Gold climbed, extending a 12th quarterly gain, as concern that European leaders may not stem the region’s debt crisis hurt equities and commodities, reviving demand for the precious metal as a haven. Silver also advanced.
Immediate-delivery gold gained as much as 0.8 percent to $1,621.15 an ounce, overturning a 1.6 percent drop to trade at $1,618.85 at 11:52 a.m. in Singapore.
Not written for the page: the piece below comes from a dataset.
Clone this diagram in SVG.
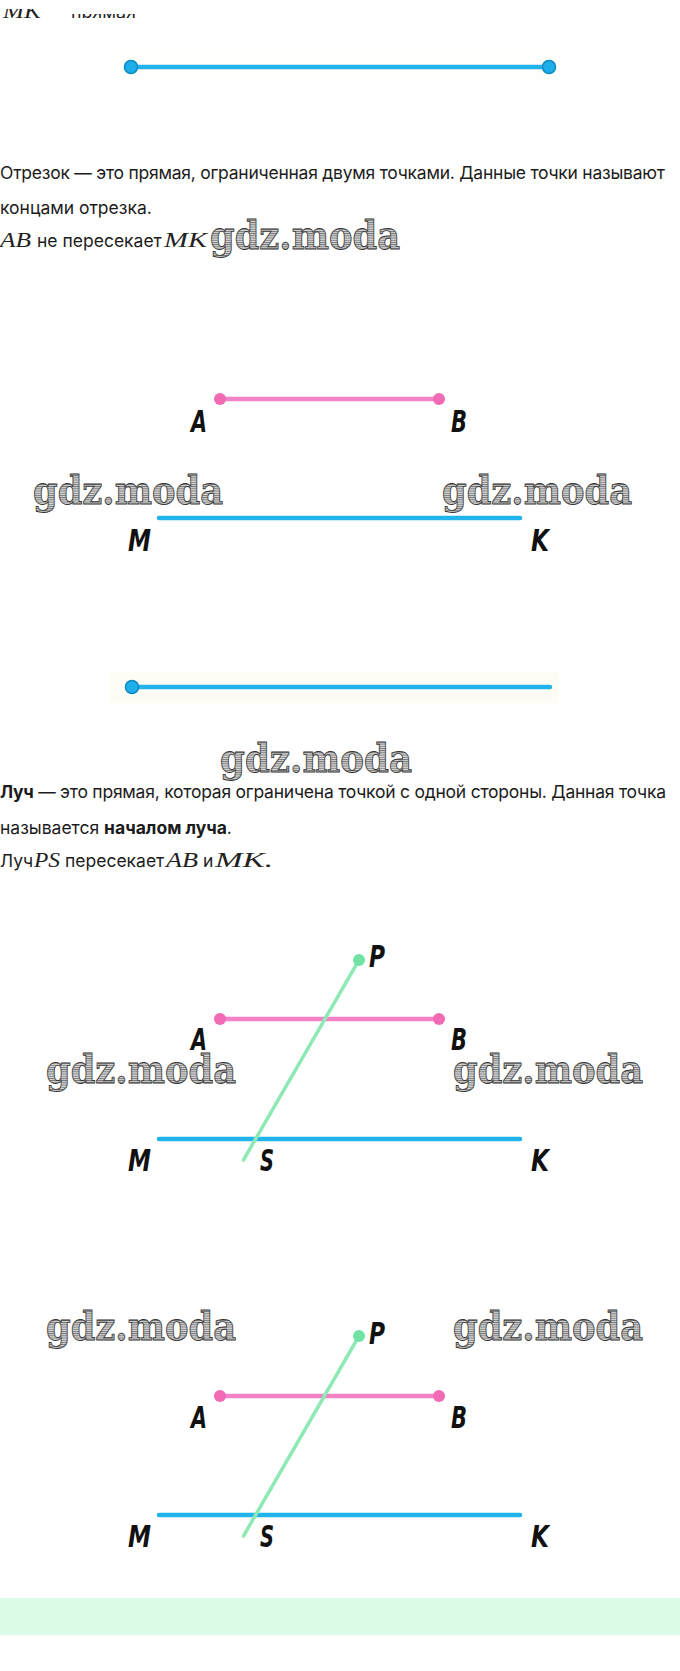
<svg xmlns="http://www.w3.org/2000/svg" width="680" height="1671" viewBox="0 0 680 1671">
<defs>
<style>
.txt{font-family:Inter,'Noto Sans',sans-serif;font-size:17.5px;fill:#1c1c1c}
.b{font-weight:bold}
.math{font-family:'Liberation Serif',serif;font-style:italic;font-size:20px;fill:#222}
.lbl{font-family:'DejaVu Sans Condensed','DejaVu Sans',sans-serif;font-stretch:condensed;font-weight:bold;font-style:italic;font-size:30px;fill:#111}
.wm{font-family:'DejaVu Serif',serif;font-weight:bold;font-size:40px;fill:url(#hatch);stroke:#363636;stroke-width:0.9}
.blue{stroke:#23b3ec;stroke-width:4.5;stroke-linecap:round;fill:none}
.pink{stroke:#f383c6;stroke-width:4.5;stroke-linecap:round;fill:none}
.green{stroke:#8ee9b5;stroke-width:3.5;stroke-linecap:round;fill:none}
.bdot{fill:#1eaee9;stroke:#0d8ac2;stroke-width:1.5}
.pdot{fill:#f16ab4}
.gdot{fill:#72e2a4}
</style>
<pattern id="hatch" width="4" height="2.2" patternUnits="userSpaceOnUse">
<rect width="4" height="2.2" fill="#d6d6d6"/>
<rect width="4" height="0.9" fill="#747474"/>
</pattern>
<clipPath id="clipA"><rect x="0" y="9" width="60" height="9"/></clipPath>
<clipPath id="clipB"><rect x="70" y="14" width="100" height="4"/></clipPath>
</defs>
<rect width="680" height="1671" fill="#ffffff"/>

<g id="top-text">
<text class="math" x="3" y="18" clip-path="url(#clipA)" textLength="38" lengthAdjust="spacingAndGlyphs">MK</text>
<text class="txt" x="48" y="18" clip-path="url(#clipB)" textLength="88" lengthAdjust="spacingAndGlyphs">— прямая</text>
</g>

<g id="fig1">
<rect x="113" y="50" width="442" height="31" fill="#fefefa"/>
<line class="blue" x1="131" y1="67" x2="549" y2="67"/>
<circle class="bdot" cx="131" cy="67" r="6.5"/>
<circle class="bdot" cx="549" cy="67" r="6.5"/>
</g>

<g id="text1">
<text class="txt" x="0" y="179" textLength="665" lengthAdjust="spacing">Отрезок — это прямая, ограниченная двумя точками. Данные точки называют</text>
<text class="txt" x="0" y="214">концами отрезка.</text>
<text class="math" x="0" y="247" textLength="31" lengthAdjust="spacingAndGlyphs">AB</text>
<text class="txt" x="37" y="247">не пересекает</text>
<text class="math" x="164" y="247" textLength="43" lengthAdjust="spacingAndGlyphs">MK</text>
<text class="wm" x="210" y="249" textLength="190" lengthAdjust="spacingAndGlyphs">gdz.moda</text>
</g>

<g id="fig2">
<text class="wm" x="33" y="504" textLength="190" lengthAdjust="spacingAndGlyphs">gdz.moda</text>
<text class="wm" x="442" y="504" textLength="190" lengthAdjust="spacingAndGlyphs">gdz.moda</text>
<g id="f2-AB">
<line class="pink" x1="220" y1="399" x2="439" y2="399"/>
<circle class="pdot" cx="220" cy="399" r="6"/>
<circle class="pdot" cx="439" cy="399" r="6"/>
<text class="lbl" x="191" y="432" textLength="16" lengthAdjust="spacingAndGlyphs">A</text>
<text class="lbl" x="451" y="432" textLength="16" lengthAdjust="spacingAndGlyphs">B</text>
</g>
<g id="f2-MK">
<line class="blue" x1="159" y1="518" x2="520" y2="518"/>
<text class="lbl" x="128" y="551" textLength="23" lengthAdjust="spacingAndGlyphs">M</text>
<text class="lbl" x="531" y="551" textLength="18" lengthAdjust="spacingAndGlyphs">K</text>
</g>
</g>

<g id="fig3">
<rect x="110" y="672" width="449" height="31" fill="#fdfdf5"/>
<line class="blue" x1="132" y1="687" x2="550" y2="687"/>
<circle class="bdot" cx="132" cy="687" r="6.5"/>
<text class="wm" x="220" y="772" textLength="192" lengthAdjust="spacingAndGlyphs">gdz.moda</text>
</g>

<g id="text2">
<text class="txt" x="0" y="798" textLength="666" lengthAdjust="spacing"><tspan class="b">Луч</tspan> — это прямая, которая ограничена точкой с одной стороны. Данная точка</text>
<text class="txt" x="0" y="834">называется <tspan class="b">началом луча</tspan>.</text>
<text class="txt" x="0" y="867">Луч</text>
<text class="math" x="34" y="867" textLength="26" lengthAdjust="spacingAndGlyphs">PS</text>
<text class="txt" x="65" y="867">пересекает</text>
<text class="math" x="166" y="867" textLength="32" lengthAdjust="spacingAndGlyphs">AB</text>
<text class="txt" x="203" y="867">и</text>
<text class="math" x="215" y="867" textLength="58" lengthAdjust="spacingAndGlyphs">MK.</text>
</g>

<g id="fig4">
<text class="wm" x="46" y="1083" textLength="190" lengthAdjust="spacingAndGlyphs">gdz.moda</text>
<text class="wm" x="453" y="1083" textLength="190" lengthAdjust="spacingAndGlyphs">gdz.moda</text>
<g id="f4-AB">
<line class="pink" x1="220" y1="1019" x2="439" y2="1019"/>
<circle class="pdot" cx="220" cy="1019" r="6"/>
<circle class="pdot" cx="439" cy="1019" r="6"/>
<text class="lbl" x="191" y="1050" textLength="16" lengthAdjust="spacingAndGlyphs">A</text>
<text class="lbl" x="451" y="1050" textLength="16" lengthAdjust="spacingAndGlyphs">B</text>
</g>
<g id="f4-MK">
<line class="blue" x1="159" y1="1139" x2="520" y2="1139"/>
<text class="lbl" x="128" y="1171" textLength="23" lengthAdjust="spacingAndGlyphs">M</text>
<text class="lbl" x="531" y="1171" textLength="18" lengthAdjust="spacingAndGlyphs">K</text>
</g>
<g id="f4-PS">
<line class="green" x1="359" y1="960" x2="243.5" y2="1160"/>
<circle class="gdot" cx="359" cy="960" r="6"/>
<text class="lbl" x="369" y="967" textLength="16" lengthAdjust="spacingAndGlyphs">P</text>
<text class="lbl" x="260" y="1171" textLength="14" lengthAdjust="spacingAndGlyphs">S</text>
</g>
</g>

<g id="fig5">
<text class="wm" x="46" y="1340" textLength="190" lengthAdjust="spacingAndGlyphs">gdz.moda</text>
<text class="wm" x="453" y="1340" textLength="190" lengthAdjust="spacingAndGlyphs">gdz.moda</text>
<g id="f5-AB">
<line class="pink" x1="220" y1="1396" x2="439" y2="1396"/>
<circle class="pdot" cx="220" cy="1396" r="6"/>
<circle class="pdot" cx="439" cy="1396" r="6"/>
<text class="lbl" x="191" y="1428" textLength="16" lengthAdjust="spacingAndGlyphs">A</text>
<text class="lbl" x="451" y="1428" textLength="16" lengthAdjust="spacingAndGlyphs">B</text>
</g>
<g id="f5-MK">
<line class="blue" x1="159" y1="1515" x2="520" y2="1515"/>
<text class="lbl" x="128" y="1547" textLength="23" lengthAdjust="spacingAndGlyphs">M</text>
<text class="lbl" x="531" y="1547" textLength="18" lengthAdjust="spacingAndGlyphs">K</text>
</g>
<g id="f5-PS">
<line class="green" x1="359" y1="1336" x2="243.5" y2="1536"/>
<circle class="gdot" cx="359" cy="1336" r="6"/>
<text class="lbl" x="369" y="1344" textLength="16" lengthAdjust="spacingAndGlyphs">P</text>
<text class="lbl" x="260" y="1547" textLength="14" lengthAdjust="spacingAndGlyphs">S</text>
</g>
</g>

<rect id="band" x="0" y="1598" width="680" height="37" fill="#dcfce8"/>
</svg>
December-delivery bullion rose 0.2 percent to $1,621.60 an ounce in New York.
“The turmoil in Europe only seems to be getting worse,” Jonathan Barratt, managing director at Commodity Broking Services Pty., wrote in a report. “Growth in demand is coming from India and China.”
Lawmakers in Germany, Europe’s largest economy, are set to vote today on boosting the region’s rescue fund amid resistance by the European Commission to impose bigger writedowns on bank holdings of Greek government debt than those previously agreed.
Asian stocks extended a global rout and commodities are headed for the biggest quarterly slump since 2008 as European and International Monetary Fund officials return to Greece today to try put in place a package to stave off default.
Gold is up 14 percent this year on concern that there may be another global recession as the debt crisis worsens. The precious metal, which reached an all-time high of $1,921.15 on Sept. 6, has risen 7.9 percent since the end of June.
Indian Demand
Premiums for gold bars in India, the largest consumer, were quoted above $2 an ounce, the highest level in more than a year, according to Phillip Futures analyst Ong Yi Ling. Premiums are paid over the London cash price and are an indication of demand.
The slump in prices from the record will fuel demand during the festival season in India, according to Titan Industries Ltd., the nation’s biggest jewelry retailer. The peak-demand period began last month with Eid, continues in October with Diwali, and is followed by the traditional wedding season.
Premiums in Hong Kong have almost doubled to $2 to $3 per ounce on strong demand for bars in China, according to Dick Poon, precious-metals trading manager at Haraeus Ltd. China is the world’s second-biggest gold consumer.
Cash silver gained as much as 2.9 percent to $30.73 an ounce, while December-delivery futures rose as much as 2.2 percent to $30.79 an ounce. Spot platinum climbed 0.7 percent to $1,536.47 an ounce, after dropping 1.4 percent earlier, while palladium increased 0.8 percent to $625 an ounce.